As announced last week, it will see Renault voluntarily limit its influence at Nissan, and eventually sell off much of its shareholding.
In return, Nissan is expected to take a 15 per cent stake in Ampere, Renault’s new Europe-based EV and software division. Mitsubishi will also consider investing in Ampere.
There are also a slew of new or reconfirmed projects between the two automakers across Latin America, Europe, and India.
The two firms say the new Alliance agreement will run for at least 15 years, and provide the French and Japanese car companies with a new “enhanced strategic agility [as well as] new initiatives that partners can join”.
Final details are still being worked out, but assuming regulatory approvals are given, the new agreement is expected to come into force from the fourth quarter of 2023.
Since coming to Nissan’s rescue in 1999, Renault has owned a controlling stake in the Yokohama-based automaker.
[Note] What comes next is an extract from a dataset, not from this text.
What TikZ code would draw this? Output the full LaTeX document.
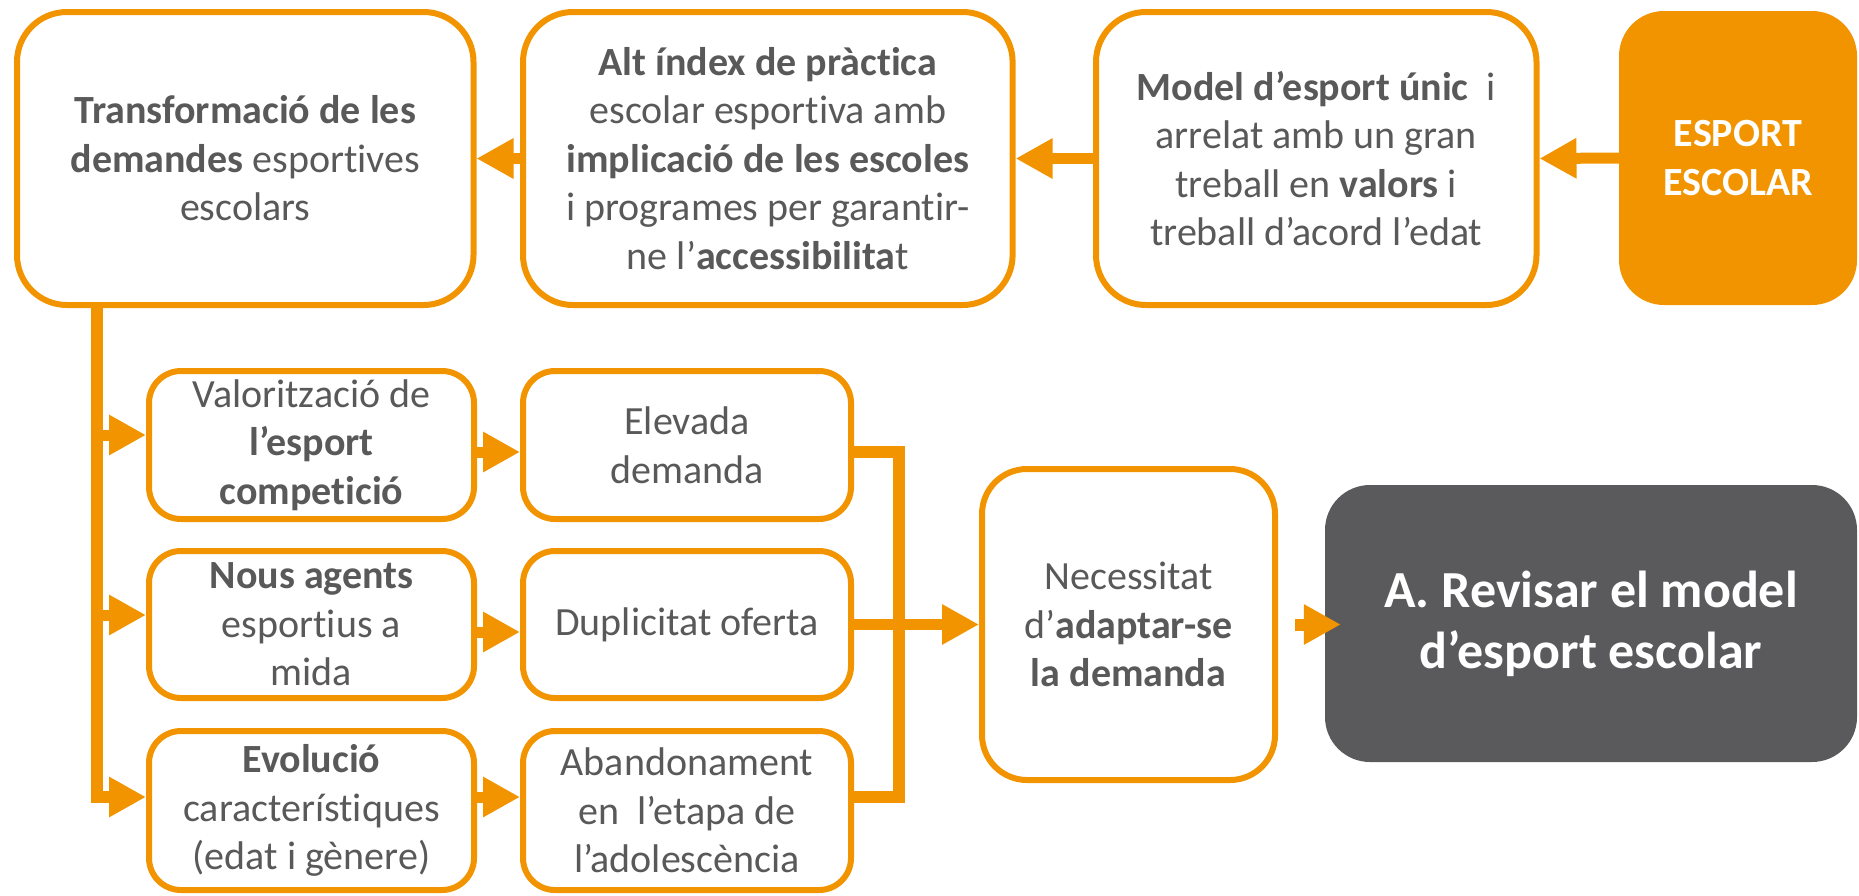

Right now Renault owns a 43.4 per cent stake in Nissan, which under Japanese law gives it control of the Japanese firm, and the ability to nominate board members and the CEO. As part of their long-standing alliance, Nissan in turn owns a 15 per cent stake in Renault, but has no voting rights in the French company.
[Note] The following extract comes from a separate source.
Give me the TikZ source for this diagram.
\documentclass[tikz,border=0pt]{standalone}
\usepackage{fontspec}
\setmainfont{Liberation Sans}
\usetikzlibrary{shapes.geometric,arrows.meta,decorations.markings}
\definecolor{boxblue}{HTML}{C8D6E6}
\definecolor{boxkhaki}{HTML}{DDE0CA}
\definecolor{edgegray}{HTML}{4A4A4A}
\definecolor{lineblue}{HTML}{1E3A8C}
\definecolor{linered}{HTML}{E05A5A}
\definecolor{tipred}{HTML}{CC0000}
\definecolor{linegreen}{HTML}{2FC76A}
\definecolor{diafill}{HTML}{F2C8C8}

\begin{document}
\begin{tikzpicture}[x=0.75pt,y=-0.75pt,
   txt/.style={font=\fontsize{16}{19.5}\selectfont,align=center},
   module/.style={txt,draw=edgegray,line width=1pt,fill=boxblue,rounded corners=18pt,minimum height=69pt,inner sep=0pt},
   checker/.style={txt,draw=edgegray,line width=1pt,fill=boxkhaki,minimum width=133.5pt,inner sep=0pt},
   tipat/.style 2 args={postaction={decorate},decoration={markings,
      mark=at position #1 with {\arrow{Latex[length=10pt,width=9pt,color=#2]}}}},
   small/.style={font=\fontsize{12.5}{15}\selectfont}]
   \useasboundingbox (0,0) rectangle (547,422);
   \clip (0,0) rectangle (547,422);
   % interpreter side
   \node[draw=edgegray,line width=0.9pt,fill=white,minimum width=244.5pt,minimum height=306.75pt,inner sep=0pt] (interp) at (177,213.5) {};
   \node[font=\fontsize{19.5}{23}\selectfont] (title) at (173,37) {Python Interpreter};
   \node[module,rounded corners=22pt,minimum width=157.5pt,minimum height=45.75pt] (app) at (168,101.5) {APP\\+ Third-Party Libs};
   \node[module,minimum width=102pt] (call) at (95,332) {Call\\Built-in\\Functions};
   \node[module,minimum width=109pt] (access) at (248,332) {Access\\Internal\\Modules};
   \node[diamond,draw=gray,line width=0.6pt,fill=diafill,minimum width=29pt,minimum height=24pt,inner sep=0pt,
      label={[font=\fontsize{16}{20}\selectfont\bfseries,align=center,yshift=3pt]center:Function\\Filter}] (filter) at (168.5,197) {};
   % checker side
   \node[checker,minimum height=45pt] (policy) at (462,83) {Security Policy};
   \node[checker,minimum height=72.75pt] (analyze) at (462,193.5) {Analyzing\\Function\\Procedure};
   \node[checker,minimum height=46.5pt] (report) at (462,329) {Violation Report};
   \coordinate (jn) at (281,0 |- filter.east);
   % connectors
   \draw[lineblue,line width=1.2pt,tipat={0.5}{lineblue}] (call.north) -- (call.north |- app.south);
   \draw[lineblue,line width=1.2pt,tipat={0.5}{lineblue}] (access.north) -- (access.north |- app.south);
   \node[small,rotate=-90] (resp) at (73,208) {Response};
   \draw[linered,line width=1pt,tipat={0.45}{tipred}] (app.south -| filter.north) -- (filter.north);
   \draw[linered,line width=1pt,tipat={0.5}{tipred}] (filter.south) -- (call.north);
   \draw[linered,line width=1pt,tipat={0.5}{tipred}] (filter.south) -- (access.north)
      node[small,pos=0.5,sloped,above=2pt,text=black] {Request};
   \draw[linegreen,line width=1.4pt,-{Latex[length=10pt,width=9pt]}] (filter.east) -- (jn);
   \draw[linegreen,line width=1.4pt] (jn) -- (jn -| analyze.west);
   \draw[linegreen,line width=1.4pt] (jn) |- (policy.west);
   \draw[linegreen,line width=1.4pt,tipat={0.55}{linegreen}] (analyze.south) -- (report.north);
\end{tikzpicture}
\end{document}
This has long been a bone of contention between the two automakers, especially in recent times when Nissan has outsold its French owner, and has been more profitable too.
Under the new agreement, Nissan will finally have voting rights at Renault shareholding meetings. Both firms have agreed to limit their voting rights on regular matters to 15 per cent.
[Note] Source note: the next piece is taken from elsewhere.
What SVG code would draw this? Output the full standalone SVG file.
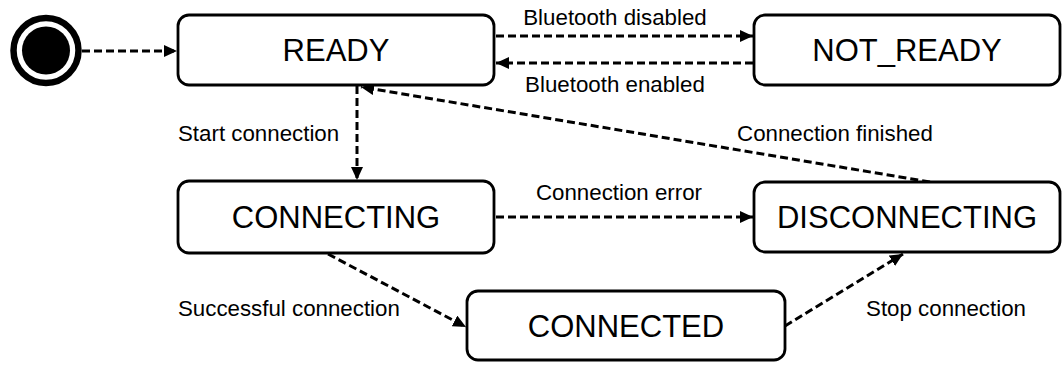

Renault still retains the right to nominate two members to Nissan’s board, and Nissan can still name two members to Renault’s board.
Additionally, a 2016 agreement with the French state preventing it from exercising its voting rights in Renault will be rescinded.
The Alliance Operating Board will continue to operate, and will help Renault, Nissan, and Mitsubishi coordinate their vehicle and technology development plans.
Renault has agreed to reduce its holding in Nissan to 15 per cent. To facilitate this, 28.4 per cent of Nissan’s shares will be placed in a trust.
According to the two firms, the trust will gradually sell off its stake in Nissan when instructed to by Renault, and in consultation with the Japanese company.
Nissan has the first right of refusal over any shares sold by the trust, but the trust has “no obligation to sell the shares within a specific pre-determined period of time”.
The trust will in most instances vote “neutrally”, except when electing members to or dismissing people from Nissan’s board of directors, where it will vote in line with either the Renault or Nissan delegation. It will also abstain from votes not supported by Nissan’s board.
In Europe, Renault and Nissan will look to work together on small Megane-sized EVs that are due on the market after 2026. These vehicles will likely use a 800V architecture, and benefit from a new charging network to be deployed at Nissan and Renault dealerships.
Renault plans to launch a new electric FlexEVan in 2026 in Europe, and it will be shared with Nissan. This continues a long-standing relationship between the two, which sees Nissan sell rebadged versions of Renault’s vans on the Continent.
Across in Latin America, Renault’s “new half-ton pick-up”, possibly a replacement for the Duster Oroch, will be shared with Nissan. Meanwhile the Nissan Frontier/Navara-based Renault Alaskan will continue to be produced by Renault in Argentina.
Nissan will also produce a new Renault-branded model at one of its Mexican factories.
The two companies will also jointly develop a pair of city-friendly EVs for sale in Latin America and India.
On the subcontinent Renault and Nissan will work together on a bunch of new crossovers, with the first being a Nissan-badged version of the Renault Triber.